Problem to solve ▸ Report the count of lines containing the word "this" in the entries below, and nothing more.

Entries shown ▸
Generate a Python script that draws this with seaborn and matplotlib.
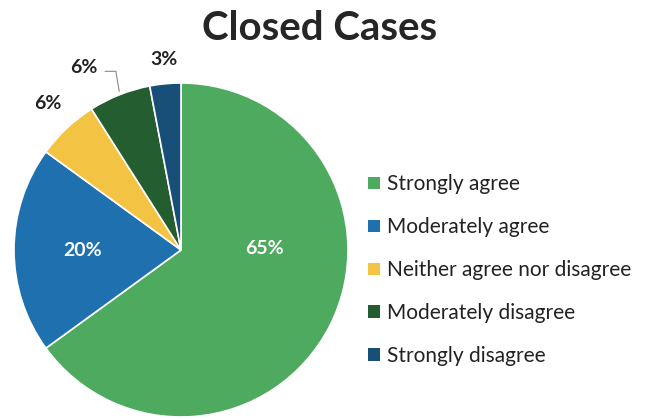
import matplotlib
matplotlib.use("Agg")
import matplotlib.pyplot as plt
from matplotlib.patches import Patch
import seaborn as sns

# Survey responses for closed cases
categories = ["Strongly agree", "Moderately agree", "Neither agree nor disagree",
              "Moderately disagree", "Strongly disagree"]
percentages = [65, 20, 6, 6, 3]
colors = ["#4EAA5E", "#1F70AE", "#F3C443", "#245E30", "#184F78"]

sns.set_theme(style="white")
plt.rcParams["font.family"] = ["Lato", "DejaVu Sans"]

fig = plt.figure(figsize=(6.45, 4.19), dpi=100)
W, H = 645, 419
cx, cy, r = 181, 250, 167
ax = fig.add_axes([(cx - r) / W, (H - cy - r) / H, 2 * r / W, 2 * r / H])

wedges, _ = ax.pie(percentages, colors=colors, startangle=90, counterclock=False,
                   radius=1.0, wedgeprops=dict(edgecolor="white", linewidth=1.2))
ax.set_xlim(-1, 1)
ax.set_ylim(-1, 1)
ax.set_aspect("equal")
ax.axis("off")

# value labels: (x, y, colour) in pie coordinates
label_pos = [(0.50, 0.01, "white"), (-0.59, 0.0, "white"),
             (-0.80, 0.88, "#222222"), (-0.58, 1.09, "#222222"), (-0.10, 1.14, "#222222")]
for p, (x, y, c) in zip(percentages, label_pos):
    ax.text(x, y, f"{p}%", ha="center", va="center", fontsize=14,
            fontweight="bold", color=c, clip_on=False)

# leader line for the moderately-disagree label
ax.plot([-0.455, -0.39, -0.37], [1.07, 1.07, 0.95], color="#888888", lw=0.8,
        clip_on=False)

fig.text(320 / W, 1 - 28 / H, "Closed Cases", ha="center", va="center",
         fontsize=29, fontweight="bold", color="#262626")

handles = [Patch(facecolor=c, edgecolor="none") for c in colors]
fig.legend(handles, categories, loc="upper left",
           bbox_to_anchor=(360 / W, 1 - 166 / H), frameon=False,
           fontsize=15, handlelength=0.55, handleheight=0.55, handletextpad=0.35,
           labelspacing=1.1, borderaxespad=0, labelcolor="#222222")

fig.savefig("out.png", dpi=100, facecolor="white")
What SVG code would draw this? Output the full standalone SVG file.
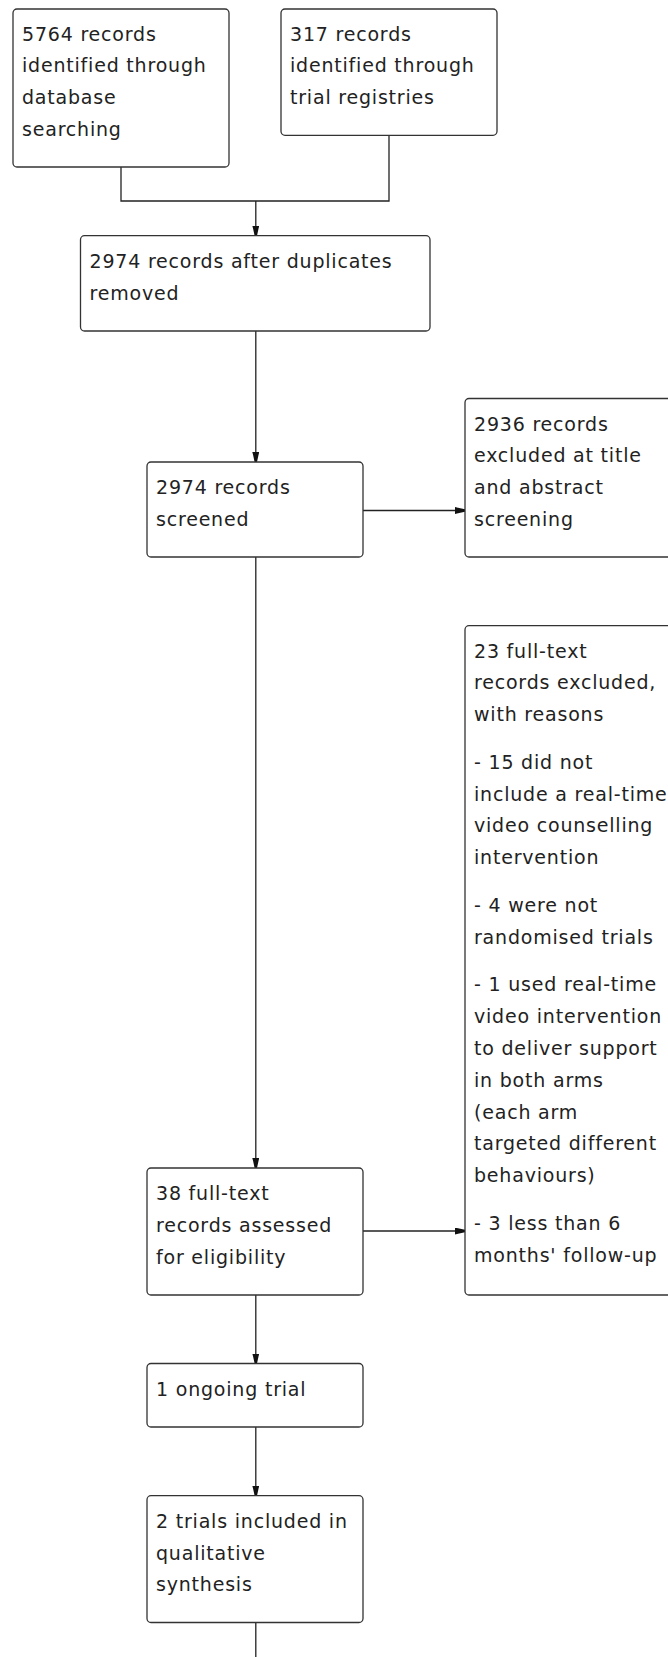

Task output ▸ 2